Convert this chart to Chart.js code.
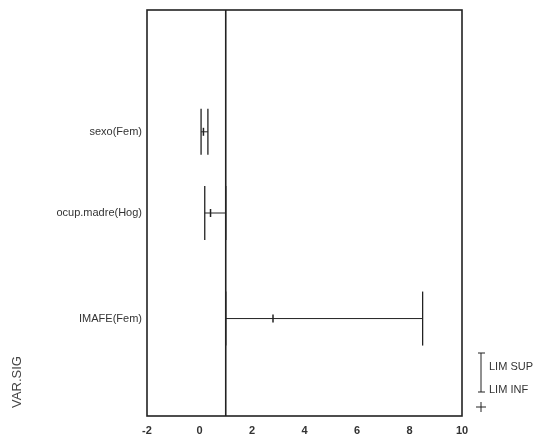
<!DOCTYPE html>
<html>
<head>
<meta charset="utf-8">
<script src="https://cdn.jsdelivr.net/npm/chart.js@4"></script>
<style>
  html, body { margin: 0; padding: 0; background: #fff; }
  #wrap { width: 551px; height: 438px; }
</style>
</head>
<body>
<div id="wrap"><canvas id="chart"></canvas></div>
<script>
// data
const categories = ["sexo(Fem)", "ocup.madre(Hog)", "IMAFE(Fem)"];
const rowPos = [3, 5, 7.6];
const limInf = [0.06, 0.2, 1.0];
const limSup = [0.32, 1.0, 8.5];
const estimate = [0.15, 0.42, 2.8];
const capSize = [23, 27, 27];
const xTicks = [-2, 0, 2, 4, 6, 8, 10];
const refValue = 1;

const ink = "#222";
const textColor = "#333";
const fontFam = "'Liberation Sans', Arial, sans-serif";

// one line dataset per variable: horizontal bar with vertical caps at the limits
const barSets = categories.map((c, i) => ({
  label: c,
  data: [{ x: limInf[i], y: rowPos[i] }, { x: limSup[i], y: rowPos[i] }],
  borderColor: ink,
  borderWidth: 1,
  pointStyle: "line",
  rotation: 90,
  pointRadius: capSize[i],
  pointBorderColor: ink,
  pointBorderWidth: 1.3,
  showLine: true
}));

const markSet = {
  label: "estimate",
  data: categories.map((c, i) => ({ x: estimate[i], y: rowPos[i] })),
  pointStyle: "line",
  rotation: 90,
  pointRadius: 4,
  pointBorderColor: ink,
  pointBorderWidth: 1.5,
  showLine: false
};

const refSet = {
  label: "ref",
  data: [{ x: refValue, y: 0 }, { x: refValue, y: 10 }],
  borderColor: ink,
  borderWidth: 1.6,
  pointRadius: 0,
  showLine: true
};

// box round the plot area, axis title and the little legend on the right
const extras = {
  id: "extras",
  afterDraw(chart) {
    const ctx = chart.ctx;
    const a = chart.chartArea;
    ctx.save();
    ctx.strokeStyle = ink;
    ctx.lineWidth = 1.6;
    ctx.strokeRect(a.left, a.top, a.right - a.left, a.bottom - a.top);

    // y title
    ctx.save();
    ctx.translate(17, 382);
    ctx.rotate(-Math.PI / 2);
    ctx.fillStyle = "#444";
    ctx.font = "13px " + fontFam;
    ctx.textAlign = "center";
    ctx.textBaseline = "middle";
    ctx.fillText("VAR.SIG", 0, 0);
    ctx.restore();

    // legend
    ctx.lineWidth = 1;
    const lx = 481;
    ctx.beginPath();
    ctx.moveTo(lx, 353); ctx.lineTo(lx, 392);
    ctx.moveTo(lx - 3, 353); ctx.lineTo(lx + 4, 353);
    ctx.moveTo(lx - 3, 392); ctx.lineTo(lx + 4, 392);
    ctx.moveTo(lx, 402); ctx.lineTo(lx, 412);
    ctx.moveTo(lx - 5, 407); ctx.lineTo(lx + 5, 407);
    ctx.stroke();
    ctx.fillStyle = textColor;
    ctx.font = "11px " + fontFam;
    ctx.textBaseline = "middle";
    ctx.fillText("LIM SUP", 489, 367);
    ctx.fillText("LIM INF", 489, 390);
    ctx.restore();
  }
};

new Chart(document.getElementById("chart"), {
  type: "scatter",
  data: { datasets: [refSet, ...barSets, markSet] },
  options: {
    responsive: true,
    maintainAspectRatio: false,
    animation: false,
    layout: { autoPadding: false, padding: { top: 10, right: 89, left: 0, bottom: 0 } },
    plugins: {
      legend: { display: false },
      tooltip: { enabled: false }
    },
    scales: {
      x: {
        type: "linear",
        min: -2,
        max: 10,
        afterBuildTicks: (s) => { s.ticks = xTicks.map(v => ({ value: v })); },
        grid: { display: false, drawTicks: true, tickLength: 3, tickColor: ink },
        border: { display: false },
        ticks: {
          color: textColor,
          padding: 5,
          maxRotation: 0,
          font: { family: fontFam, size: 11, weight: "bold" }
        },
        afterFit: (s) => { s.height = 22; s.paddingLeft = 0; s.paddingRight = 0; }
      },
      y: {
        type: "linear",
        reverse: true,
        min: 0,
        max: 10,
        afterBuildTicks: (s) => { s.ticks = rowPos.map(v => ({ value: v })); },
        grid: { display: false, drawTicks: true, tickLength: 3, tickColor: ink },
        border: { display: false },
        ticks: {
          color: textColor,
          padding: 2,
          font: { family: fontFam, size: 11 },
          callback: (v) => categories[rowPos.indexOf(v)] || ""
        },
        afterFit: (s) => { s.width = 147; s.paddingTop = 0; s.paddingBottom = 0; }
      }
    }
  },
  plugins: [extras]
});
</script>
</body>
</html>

OBJECTIVE =
The data above should be repeated exactly, minus any pictures.

SOLUTION TO THE EXERCISE =
Convert this chart to Chart.js code.
<!DOCTYPE html>
<html>
<head>
<meta charset="utf-8">
<script src="https://cdn.jsdelivr.net/npm/chart.js@4"></script>
<style>
  html, body { margin: 0; padding: 0; background: #fff; }
  #wrap { width: 551px; height: 438px; }
</style>
</head>
<body>
<div id="wrap"><canvas id="chart"></canvas></div>
<script>
// data
const categories = ["sexo(Fem)", "ocup.madre(Hog)", "IMAFE(Fem)"];
const rowPos = [3, 5, 7.6];
const limInf = [0.06, 0.2, 1.0];
const limSup = [0.32, 1.0, 8.5];
const estimate = [0.15, 0.42, 2.8];
const capSize = [23, 27, 27];
const xTicks = [-2, 0, 2, 4, 6, 8, 10];
const refValue = 1;

const ink = "#222";
const textColor = "#333";
const fontFam = "'Liberation Sans', Arial, sans-serif";

// one line dataset per variable: horizontal bar with vertical caps at the limits
const barSets = categories.map((c, i) => ({
  label: c,
  data: [{ x: limInf[i], y: rowPos[i] }, { x: limSup[i], y: rowPos[i] }],
  borderColor: ink,
  borderWidth: 1,
  pointStyle: "line",
  rotation: 90,
  pointRadius: capSize[i],
  pointBorderColor: ink,
  pointBorderWidth: 1.3,
  showLine: true
}));

const markSet = {
  label: "estimate",
  data: categories.map((c, i) => ({ x: estimate[i], y: rowPos[i] })),
  pointStyle: "line",
  rotation: 90,
  pointRadius: 4,
  pointBorderColor: ink,
  pointBorderWidth: 1.5,
  showLine: false
};

const refSet = {
  label: "ref",
  data: [{ x: refValue, y: 0 }, { x: refValue, y: 10 }],
  borderColor: ink,
  borderWidth: 1.6,
  pointRadius: 0,
  showLine: true
};

// box round the plot area, axis title and the little legend on the right
const extras = {
  id: "extras",
  afterDraw(chart) {
    const ctx = chart.ctx;
    const a = chart.chartArea;
    ctx.save();
    ctx.strokeStyle = ink;
    ctx.lineWidth = 1.6;
    ctx.strokeRect(a.left, a.top, a.right - a.left, a.bottom - a.top);

    // y title
    ctx.save();
    ctx.translate(17, 382);
    ctx.rotate(-Math.PI / 2);
    ctx.fillStyle = "#444";
    ctx.font = "13px " + fontFam;
    ctx.textAlign = "center";
    ctx.textBaseline = "middle";
    ctx.fillText("VAR.SIG", 0, 0);
    ctx.restore();

    // legend
    ctx.lineWidth = 1;
    const lx = 481;
    ctx.beginPath();
    ctx.moveTo(lx, 353); ctx.lineTo(lx, 392);
    ctx.moveTo(lx - 3, 353); ctx.lineTo(lx + 4, 353);
    ctx.moveTo(lx - 3, 392); ctx.lineTo(lx + 4, 392);
    ctx.moveTo(lx, 402); ctx.lineTo(lx, 412);
    ctx.moveTo(lx - 5, 407); ctx.lineTo(lx + 5, 407);
    ctx.stroke();
    ctx.fillStyle = textColor;
    ctx.font = "11px " + fontFam;
    ctx.textBaseline = "middle";
    ctx.fillText("LIM SUP", 489, 367);
    ctx.fillText("LIM INF", 489, 390);
    ctx.restore();
  }
};

new Chart(document.getElementById("chart"), {
  type: "scatter",
  data: { datasets: [refSet, ...barSets, markSet] },
  options: {
    responsive: true,
    maintainAspectRatio: false,
    animation: false,
    layout: { autoPadding: false, padding: { top: 10, right: 89, left: 0, bottom: 0 } },
    plugins: {
      legend: { display: false },
      tooltip: { enabled: false }
    },
    scales: {
      x: {
        type: "linear",
        min: -2,
        max: 10,
        afterBuildTicks: (s) => { s.ticks = xTicks.map(v => ({ value: v })); },
        grid: { display: false, drawTicks: true, tickLength: 3, tickColor: ink },
        border: { display: false },
        ticks: {
          color: textColor,
          padding: 5,
          maxRotation: 0,
          font: { family: fontFam, size: 11, weight: "bold" }
        },
        afterFit: (s) => { s.height = 22; s.paddingLeft = 0; s.paddingRight = 0; }
      },
      y: {
        type: "linear",
        reverse: true,
        min: 0,
        max: 10,
        afterBuildTicks: (s) => { s.ticks = rowPos.map(v => ({ value: v })); },
        grid: { display: false, drawTicks: true, tickLength: 3, tickColor: ink },
        border: { display: false },
        ticks: {
          color: textColor,
          padding: 2,
          font: { family: fontFam, size: 11 },
          callback: (v) => categories[rowPos.indexOf(v)] || ""
        },
        afterFit: (s) => { s.width = 147; s.paddingTop = 0; s.paddingBottom = 0; }
      }
    }
  },
  plugins: [extras]
});
</script>
</body>
</html>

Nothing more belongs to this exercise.